**The task**
Which lines in the material below contain the word "matplotlib"? Copy each of them.

**Data block**
============

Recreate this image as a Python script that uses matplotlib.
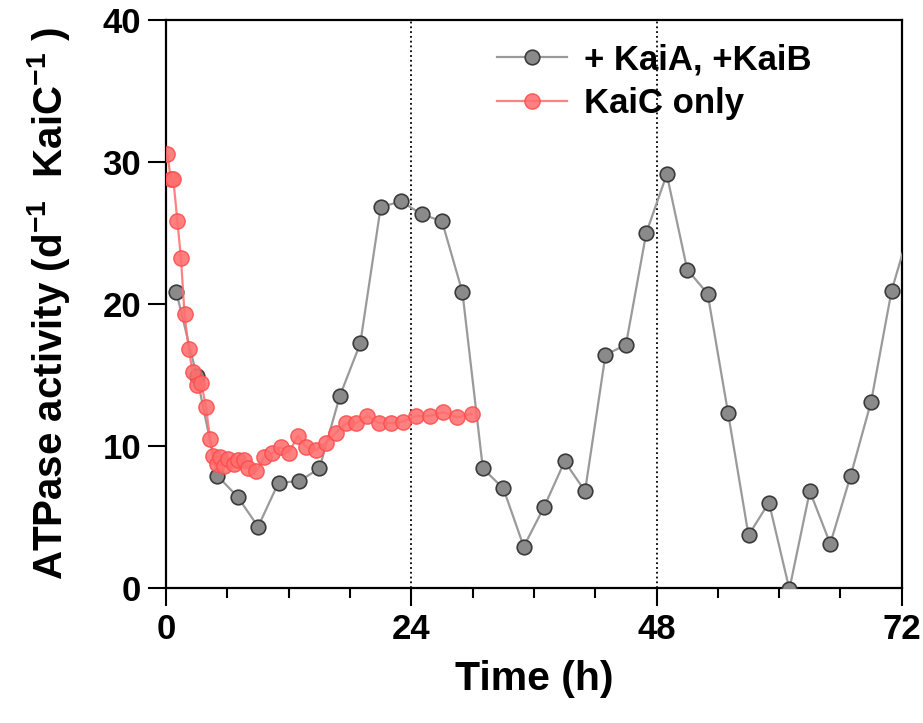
import numpy as np
import matplotlib
matplotlib.use("Agg")
import matplotlib.pyplot as plt
from matplotlib.ticker import MultipleLocator

# data
t_abc = [1, 3, 5, 7, 9, 11, 13, 15, 17, 19, 21, 23, 25, 27, 29, 31, 33, 35, 37, 39,
         41, 43, 45, 47, 49, 51, 53, 55, 57, 59, 61, 63, 65, 67, 69, 71, 73]
atp_abc = [20.8, 14.9, 7.9, 6.4, 4.3, 7.4, 7.5, 8.4, 13.5, 17.2, 26.8, 27.2, 26.3, 25.8, 20.8,
           8.4, 7.0, 2.9, 5.7, 8.9, 6.8, 16.4, 17.1, 25.0, 29.1, 22.4, 20.7, 12.3, 3.7, 6.0,
           -0.1, 6.8, 3.1, 7.9, 13.1, 20.9, 25.8]

t_c = [0.13, 0.45, 0.7, 1.1, 1.45, 1.8, 2.2, 2.6, 3.0, 3.45, 3.9, 4.3, 4.6, 5.0, 5.3, 5.7,
       6.1, 6.6, 7.0, 7.6, 8.0, 8.8, 9.6, 10.4, 11.2, 12.0, 12.9, 13.7, 14.7, 15.6, 16.6,
       17.6, 18.6, 19.7, 20.8, 22.0, 23.2, 24.5, 25.8, 27.1, 28.5, 29.9]
atp_c = [30.5, 28.8, 28.8, 25.8, 23.2, 19.3, 16.8, 15.2, 14.3, 14.4, 12.7, 10.5, 9.3, 8.7,
         9.2, 8.6, 9.1, 8.7, 9.0, 9.0, 8.4, 8.2, 9.2, 9.5, 9.9, 9.5, 10.7, 9.9, 9.7, 10.2,
         10.9, 11.6, 11.6, 12.1, 11.6, 11.6, 11.7, 12.1, 12.1, 12.35, 12.0, 12.25]

plt.rcParams['font.family'] = ['Liberation Sans', 'DejaVu Sans']
plt.rcParams['font.weight'] = 'bold'
plt.rcParams['mathtext.fontset'] = 'custom'
plt.rcParams['mathtext.rm'] = 'Liberation Sans:bold'
plt.rcParams['mathtext.bf'] = 'Liberation Sans:bold'
plt.rcParams['mathtext.default'] = 'rm'

fig = plt.figure(figsize=(9.23, 7.23), dpi=100)
ax = fig.add_axes([0.18, 0.187, 0.797, 0.786])

ax.axvline(24, color='black', ls=':', lw=1.3, zorder=1)
ax.axvline(48, color='black', ls=':', lw=1.3, zorder=1)

ax.plot(t_abc, atp_abc, '-o', color='#9a9a9a', lw=1.6, ms=10.5,
        mfc='#8a8a8a', mec='#3a3a3a', mew=1.2, label='+ KaiA, +KaiB', zorder=3)
ax.plot(t_c, atp_c, '-o', color='#ff7070', lw=1.6, ms=11,
        mfc='#ff6e6e', mec='#ff4a4a', mew=1.0, alpha=0.88, label='KaiC only', zorder=4)

ax.set_xlim(0, 72)
ax.set_ylim(0, 40)
ax.xaxis.set_major_locator(MultipleLocator(24))
ax.xaxis.set_minor_locator(MultipleLocator(6))
ax.yaxis.set_major_locator(MultipleLocator(10))

ax.tick_params(which='major', direction='out', length=13, width=1.5, labelsize=25, pad=5)
ax.tick_params(which='minor', direction='out', length=7, width=1.5)
ax.tick_params(axis='y', which='minor', left=False)
for s in ax.spines.values():
    s.set_linewidth(1.6)

ax.set_xlabel('Time (h)', fontsize=29.5, fontweight='bold', labelpad=10)
ax.set_ylabel('ATPase activity (d$^{-1}$  KaiC$^{-1}$ )', fontsize=29, fontweight='bold')
ax.yaxis.set_label_coords(-0.128, 0.5)

ax.legend(loc='upper left', frameon=False, fontsize=25, handlelength=2.0,
          borderaxespad=0, borderpad=0, labelspacing=0.32, handletextpad=0.5,
          bbox_to_anchor=(0.45, 0.958))

fig.savefig('out.png', dpi=100)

============

**Full output**
Recreate this image as a Python script that uses matplotlib.
import matplotlib
matplotlib.use("Agg")
import matplotlib.pyplot as plt
from matplotlib.ticker import MultipleLocator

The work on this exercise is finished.